» **AIM OF THE EXERCISE**:
Write out the entire listing below exactly as it appears, minus any pictures.
[START SUPPLIED INFORMATION]
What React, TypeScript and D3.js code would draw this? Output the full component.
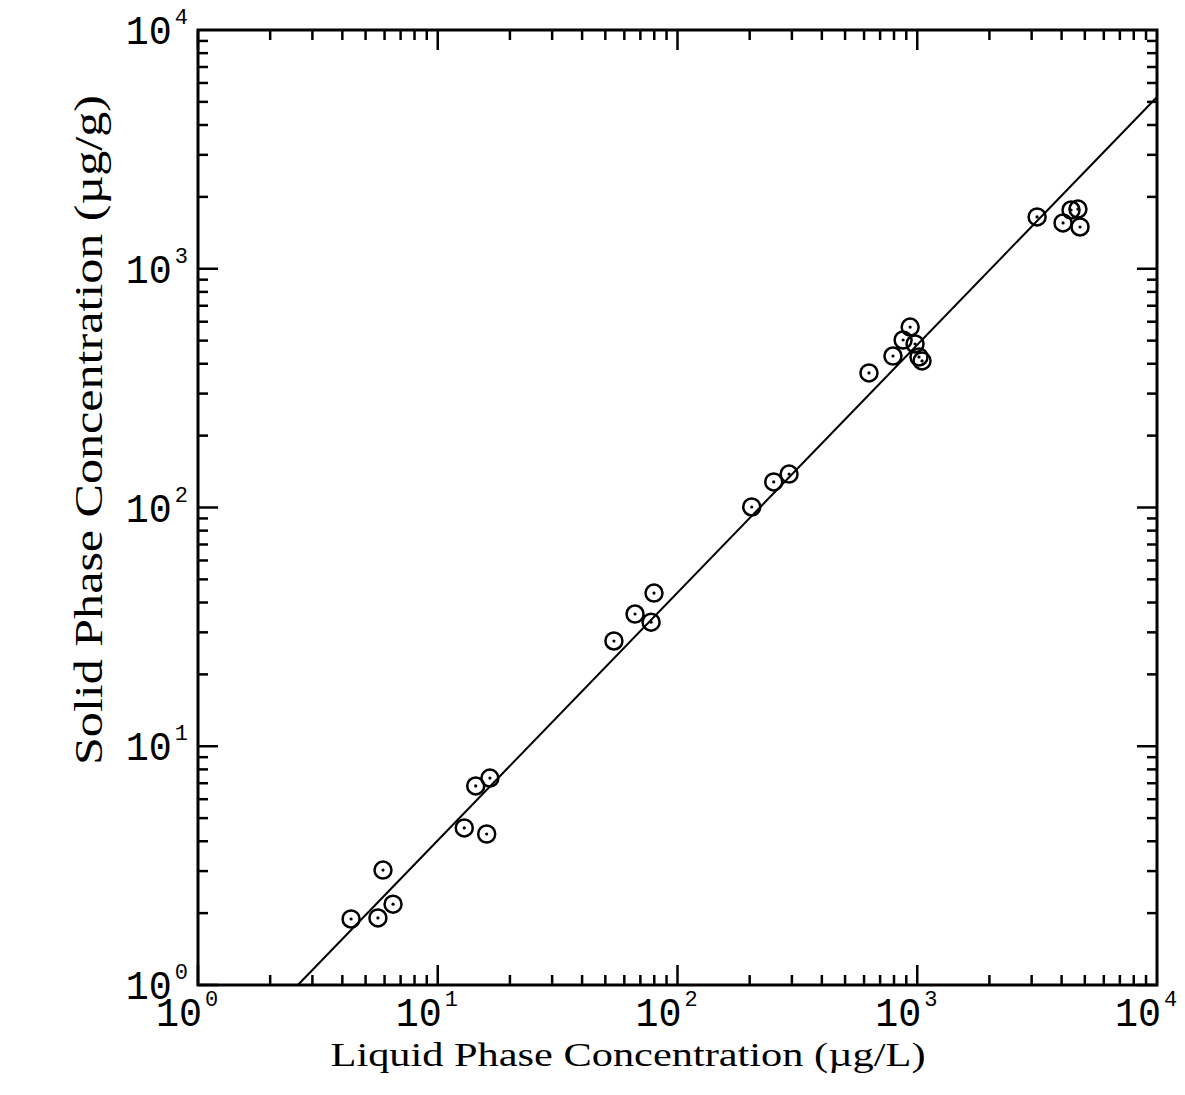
import React, { useEffect, useRef } from 'react'
import * as d3 from 'd3'

// measured points, liquid (ug/L) vs solid (ug/g)
const liquidConc = [4.35, 5.63, 5.91, 6.51, 12.9, 14.4, 16.0, 16.5, 54.3, 66.5, 77.6, 79.8, 204, 252, 292, 629, 792, 873, 934, 979, 1017, 1047, 3162, 4055, 4379, 4680, 4775]
const solidConc = [1.89, 1.91, 3.03, 2.18, 4.55, 6.82, 4.29, 7.36, 27.6, 35.8, 33.1, 43.8, 100.5, 128, 138, 366, 431, 503, 570, 484, 427, 411, 1648, 1555, 1762, 1778, 1496]

// fitted isotherm line end points
const fitLiquid = [2.61, 10000]
const fitSolid = [1, 5240]

const decades = [0, 1, 2, 3, 4]
const xTitle = 'Liquid Phase Concentration (µg/L)'
const yTitle = 'Solid Phase Concentration (µg/g)'

const W = 1185
const H = 1095
const left = 198, right = 1157, top = 30, bottom = 985

function drawChart(node: SVGSVGElement) {
    let svg = d3.select(node)
    svg.selectAll('*').remove()

    let x = d3.scaleLog().domain([1, 1e4]).range([left, right])
    let y = d3.scaleLog().domain([1, 1e4]).range([bottom, top])

    let tickVals: { v: number, major: boolean }[] = []
    decades.forEach(d => {
        if (d === 4) return
        for (let k = 1; k <= 9; k++) tickVals.push({ v: k * Math.pow(10, d), major: k === 1 })
    })

    let ticks = svg.append('g').attr('stroke', '#000').attr('stroke-width', 2.5)
    tickVals.forEach(t => {
        let len = t.major ? 20 : 10
        let px = x(t.v), py = y(t.v)
        ticks.append('line').attr('x1', px).attr('x2', px).attr('y1', bottom).attr('y2', bottom - len)
        ticks.append('line').attr('x1', px).attr('x2', px).attr('y1', top).attr('y2', top + len)
        ticks.append('line').attr('y1', py).attr('y2', py).attr('x1', left).attr('x2', left + len)
        ticks.append('line').attr('y1', py).attr('y2', py).attr('x1', right).attr('x2', right - len)
    })

    // frame
    svg.append('rect')
        .attr('x', left).attr('y', top)
        .attr('width', right - left).attr('height', bottom - top)
        .attr('fill', 'none').attr('stroke', '#000').attr('stroke-width', 3)

    // fit line
    let line = d3.line<number>()
        .x((d, i) => x(fitLiquid[i]))
        .y(d => y(d))
    svg.append('path')
        .attr('d', line(fitSolid))
        .attr('fill', 'none').attr('stroke', '#000').attr('stroke-width', 2)

    // points
    let pts = svg.append('g')
    liquidConc.forEach((c, i) => {
        let g = pts.append('g').attr('transform', `translate(${x(c)},${y(solidConc[i])})`)
        g.append('circle').attr('r', 8.5).attr('fill', 'none').attr('stroke', '#000').attr('stroke-width', 2.5)
        g.append('circle').attr('r', 1.6).attr('fill', '#000')
    })

    // tick labels
    let font = '"Liberation Mono", monospace'
    decades.forEach(d => {
        let v = Math.pow(10, d)
        let yl = svg.append('text')
            .attr('x', left - 10).attr('y', y(v) + 14)
            .attr('text-anchor', 'end')
            .attr('font-family', font).attr('font-size', 40)
        yl.append('tspan').text('10').attr('textLength', 46).attr('lengthAdjust', 'spacingAndGlyphs')
        yl.append('tspan').text(String(d)).attr('font-size', 22).attr('dy', -20).attr('dx', 3)

        let xl = svg.append('text')
            .attr('x', x(v) - 42).attr('y', bottom + 41)
            .attr('font-family', font).attr('font-size', 40)
        xl.append('tspan').text('10').attr('textLength', 46).attr('lengthAdjust', 'spacingAndGlyphs')
        xl.append('tspan').text(String(d)).attr('font-size', 22).attr('dy', -20).attr('dx', 3)
    })

    // axis titles
    svg.append('text')
        .attr('x', 628).attr('y', 1066)
        .attr('text-anchor', 'middle')
        .attr('font-family', '"Liberation Serif", serif').attr('font-size', 33)
        .attr('textLength', 595).attr('lengthAdjust', 'spacingAndGlyphs')
        .text(xTitle)

    svg.append('text')
        .attr('transform', `translate(102,${430}) rotate(-90)`)
        .attr('text-anchor', 'middle')
        .attr('font-family', '"Liberation Serif", serif').attr('font-size', 40)
        .attr('textLength', 670).attr('lengthAdjust', 'spacingAndGlyphs')
        .text(yTitle)
}

export default function App() {
    const ref = useRef<SVGSVGElement>(null)

    useEffect(() => {
        if (ref.current) drawChart(ref.current)
    }, [])

    return (
        <svg ref={ref} width={W} height={H}
            style={{ position: 'absolute', left: 0, top: 0, background: '#fff' }} />
    )
}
[END SUPPLIED INFORMATION]
» **COMPLETED TASK**:
What React, TypeScript and D3.js code would draw this? Output the full component.
import React, { useEffect, useRef } from 'react'
import * as d3 from 'd3'

// measured points, liquid (ug/L) vs solid (ug/g)
const liquidConc = [4.35, 5.63, 5.91, 6.51, 12.9, 14.4, 16.0, 16.5, 54.3, 66.5, 77.6, 79.8, 204, 252, 292, 629, 792, 873, 934, 979, 1017, 1047, 3162, 4055, 4379, 4680, 4775]
const solidConc = [1.89, 1.91, 3.03, 2.18, 4.55, 6.82, 4.29, 7.36, 27.6, 35.8, 33.1, 43.8, 100.5, 128, 138, 366, 431, 503, 570, 484, 427, 411, 1648, 1555, 1762, 1778, 1496]

// fitted isotherm line end points
const fitLiquid = [2.61, 10000]
const fitSolid = [1, 5240]

const decades = [0, 1, 2, 3, 4]
const xTitle = 'Liquid Phase Concentration (µg/L)'
const yTitle = 'Solid Phase Concentration (µg/g)'

const W = 1185
const H = 1095
const left = 198, right = 1157, top = 30, bottom = 985

function drawChart(node: SVGSVGElement) {
    let svg = d3.select(node)
    svg.selectAll('*').remove()

    let x = d3.scaleLog().domain([1, 1e4]).range([left, right])
    let y = d3.scaleLog().domain([1, 1e4]).range([bottom, top])

    let tickVals: { v: number, major: boolean }[] = []
    decades.forEach(d => {
        if (d === 4) return
        for (let k = 1; k <= 9; k++) tickVals.push({ v: k * Math.pow(10, d), major: k === 1 })
    })

    let ticks = svg.append('g').attr('stroke', '#000').attr('stroke-width', 2.5)
    tickVals.forEach(t => {
        let len = t.major ? 20 : 10
        let px = x(t.v), py = y(t.v)
        ticks.append('line').attr('x1', px).attr('x2', px).attr('y1', bottom).attr('y2', bottom - len)
        ticks.append('line').attr('x1', px).attr('x2', px).attr('y1', top).attr('y2', top + len)
        ticks.append('line').attr('y1', py).attr('y2', py).attr('x1', left).attr('x2', left + len)
        ticks.append('line').attr('y1', py).attr('y2', py).attr('x1', right).attr('x2', right - len)
    })

    // frame
    svg.append('rect')
        .attr('x', left).attr('y', top)
        .attr('width', right - left).attr('height', bottom - top)
        .attr('fill', 'none').attr('stroke', '#000').attr('stroke-width', 3)

    // fit line
    let line = d3.line<number>()
        .x((d, i) => x(fitLiquid[i]))
        .y(d => y(d))
    svg.append('path')
        .attr('d', line(fitSolid))
        .attr('fill', 'none').attr('stroke', '#000').attr('stroke-width', 2)

    // points
    let pts = svg.append('g')
    liquidConc.forEach((c, i) => {
        let g = pts.append('g').attr('transform', `translate(${x(c)},${y(solidConc[i])})`)
        g.append('circle').attr('r', 8.5).attr('fill', 'none').attr('stroke', '#000').attr('stroke-width', 2.5)
        g.append('circle').attr('r', 1.6).attr('fill', '#000')
    })

    // tick labels
    let font = '"Liberation Mono", monospace'
    decades.forEach(d => {
        let v = Math.pow(10, d)
        let yl = svg.append('text')
            .attr('x', left - 10).attr('y', y(v) + 14)
            .attr('text-anchor', 'end')
            .attr('font-family', font).attr('font-size', 40)
        yl.append('tspan').text('10').attr('textLength', 46).attr('lengthAdjust', 'spacingAndGlyphs')
        yl.append('tspan').text(String(d)).attr('font-size', 22).attr('dy', -20).attr('dx', 3)

        let xl = svg.append('text')
            .attr('x', x(v) - 42).attr('y', bottom + 41)
            .attr('font-family', font).attr('font-size', 40)
        xl.append('tspan').text('10').attr('textLength', 46).attr('lengthAdjust', 'spacingAndGlyphs')
        xl.append('tspan').text(String(d)).attr('font-size', 22).attr('dy', -20).attr('dx', 3)
    })

    // axis titles
    svg.append('text')
        .attr('x', 628).attr('y', 1066)
        .attr('text-anchor', 'middle')
        .attr('font-family', '"Liberation Serif", serif').attr('font-size', 33)
        .attr('textLength', 595).attr('lengthAdjust', 'spacingAndGlyphs')
        .text(xTitle)

    svg.append('text')
        .attr('transform', `translate(102,${430}) rotate(-90)`)
        .attr('text-anchor', 'middle')
        .attr('font-family', '"Liberation Serif", serif').attr('font-size', 40)
        .attr('textLength', 670).attr('lengthAdjust', 'spacingAndGlyphs')
        .text(yTitle)
}

export default function App() {
    const ref = useRef<SVGSVGElement>(null)

    useEffect(() => {
        if (ref.current) drawChart(ref.current)
    }, [])

    return (
        <svg ref={ref} width={W} height={H}
            style={{ position: 'absolute', left: 0, top: 0, background: '#fff' }} />
    )
}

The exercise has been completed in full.